Nizar Tarhuni October 11, 2016
We recently caught up with Eric Zoller, Founder and Partner at Sixpoint Partners, to discuss today's PE fundraising trends, whether or not limited partners should adjust expectations for returns in a high-multiple environment, working with LP consultants, and more.
Sixpoint Partners is a global investment bank whose core areas of focus include primary fund placement for the middle-market private equity industry.
"Outside of presenting a strong track record and a clear strategy to LPs, there are a few different ways that a GP can sweeten the deal in order to enhance its fundraising efforts. First, are fee breaks based on timing. An LP could be afforded a fee break if it invests before the first close, regardless of the size of their commitment. Generally, you want to raise at least 40% of your target by first close, which will help convince other LPs to commit in subsequent rounds. Second, are fee breaks based on size. It is easier for LPs to work with fewer GPs and vice versa, so GPs should seek to provide incentives to investors as a way of increasing their commitment size and shortening the time spent on the fundraising trail. Third, is the opportunity to co-invest, allowing investors to bypass the traditional fund structure and strengthening your relationship with LPs in the process."
"While EBITDA multiples are indeed high, LPs don’t necessarily need to change their targets.

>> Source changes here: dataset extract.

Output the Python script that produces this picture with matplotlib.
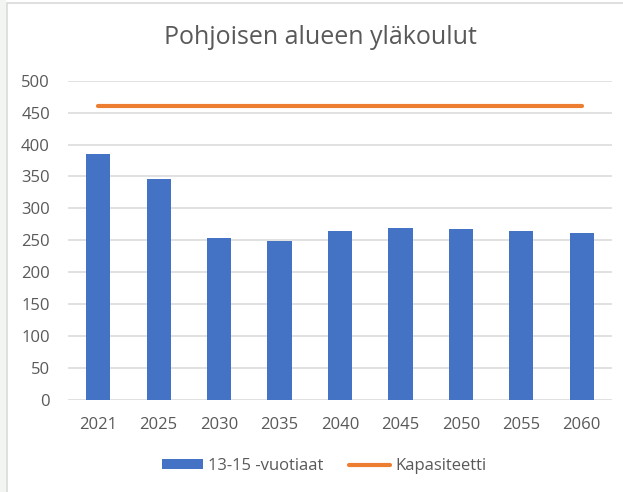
import matplotlib.pyplot as plt
from matplotlib.patches import Rectangle, Patch
from matplotlib.lines import Line2D

# Pupils aged 13-15 and school capacity per year
years = ['2021', '2025', '2030', '2035', '2040', '2045', '2050', '2055', '2060']
pupils = [386, 346, 254, 249, 265, 270, 267, 265, 262]
capacity = [460, 460, 460, 460, 460, 460, 460, 460, 460]

plt.rcParams['font.family'] = ['Open Sans', 'DejaVu Sans']
text_grey = '#595959'
blue = '#4472C4'
orange = '#ED7D31'

fig = plt.figure(figsize=(6.23, 4.92), dpi=100)

# Light strip on the left and the chart frame
fig.patches.append(Rectangle((0, 0), 6 / 623, 1, transform=fig.transFigure,
                             facecolor='#f3f5f3', edgecolor='none', zorder=-2))
fig.patches.append(Rectangle((6.5 / 623, -0.1), 1.2, (489.5 / 492) + 0.1,
                             transform=fig.transFigure, facecolor='white',
                             edgecolor='#d9d9d9', linewidth=1.2, zorder=-1))

ax = fig.add_axes([68 / 623, 92 / 492, 544 / 623, 319.3 / 492])
ax.set_facecolor('none')

x = range(len(years))
ax.bar(x, pupils, width=0.4, color=blue, zorder=2)
ax.plot(x, capacity, color=orange, linewidth=3, solid_capstyle='round', zorder=3)

ax.set_xlim(-0.5, len(years) - 0.5)
ax.set_ylim(0, 500)
ax.set_yticks(range(0, 501, 50))
ax.set_xticks(list(x))
ax.set_xticklabels(years)
ax.tick_params(axis='both', length=0, labelsize=12, labelcolor=text_grey)
ax.tick_params(axis='y', pad=13)
ax.tick_params(axis='x', pad=12)
ax.grid(axis='y', color='#d9d9d9', linewidth=1.1, zorder=0)
for s in ax.spines.values():
    s.set_visible(False)

fig.text(320 / 623, 1 - 38 / 492, 'Pohjoisen alueen yläkoulut', ha='center',
         va='center', fontsize=18, color=text_grey)

handles = [Patch(facecolor=blue, edgecolor='none'),
           Line2D([0], [0], color=orange, linewidth=3, solid_capstyle='round')]
fig.legend(handles, ['13-15 -vuotiaat', 'Kapasiteetti'], loc='center',
           bbox_to_anchor=(324 / 623, 1 - 466 / 492), ncol=2, frameon=False,
           fontsize=12, labelcolor=text_grey, handlelength=2.5,
           handleheight=0.55, handletextpad=0.3, columnspacing=1.5)

fig.savefig('out.png', dpi=100)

The best-performing funds are still targeting the same returns they always have, high teens to 20%+ IRRs and 2x+ money multiples, and are continuing to deliver. Although, if multiples stay this high for a sustained period, we may see more pressure on IRRs, as it will take longer to generate those returns; money multiples should not be affected as much."
"Your experience on the fundraising trail depends heavily on what type of fund you are, i.e. what type of returns you’ve produced in prior funds and what kind of relationship you’ve maintained with your LPs. Those that are unable to secure a sufficient number of re-ups or have had massive underperformance will have to spend more time fundraising and will often close below their targets. On the opposite side, you have many groups that are able to go through the market quite quickly because they tend to be more mature, have secured more re-ups and have a reasonable target relative to their last fund’s size. These groups will generally close in three to six months. Lastly, there are groups that have had good performance but are underdeveloped in some way. For example, maybe they haven’t had a sufficient number of exits, so LPs will want to see a little more of that development occur before making a commitment. This last class of fund will likely hit their target and cap, but it will likely take more time to manage that process. In this situation, it is essential to carefully manage the flow of information through a GP's advisor who can help best position the story and address investor questions."
"Consultants sometimes have a mixed reputation, but they’re in fact a very important and constructive part of the private equity market. Because of their consultative process, many GPs view them simply as taking too long to make decisions and adding an additional, sometimes cumbersome, layer of review to the fundraising process. We, however, encourage our clients to take a positive view of the LP consultant. When GPs reach out early to become known and vetted, LP consultants can be incredibly accretive to the fundraising process. Then, later in the process, it becomes easier to form a strong relationship with the underlying LP."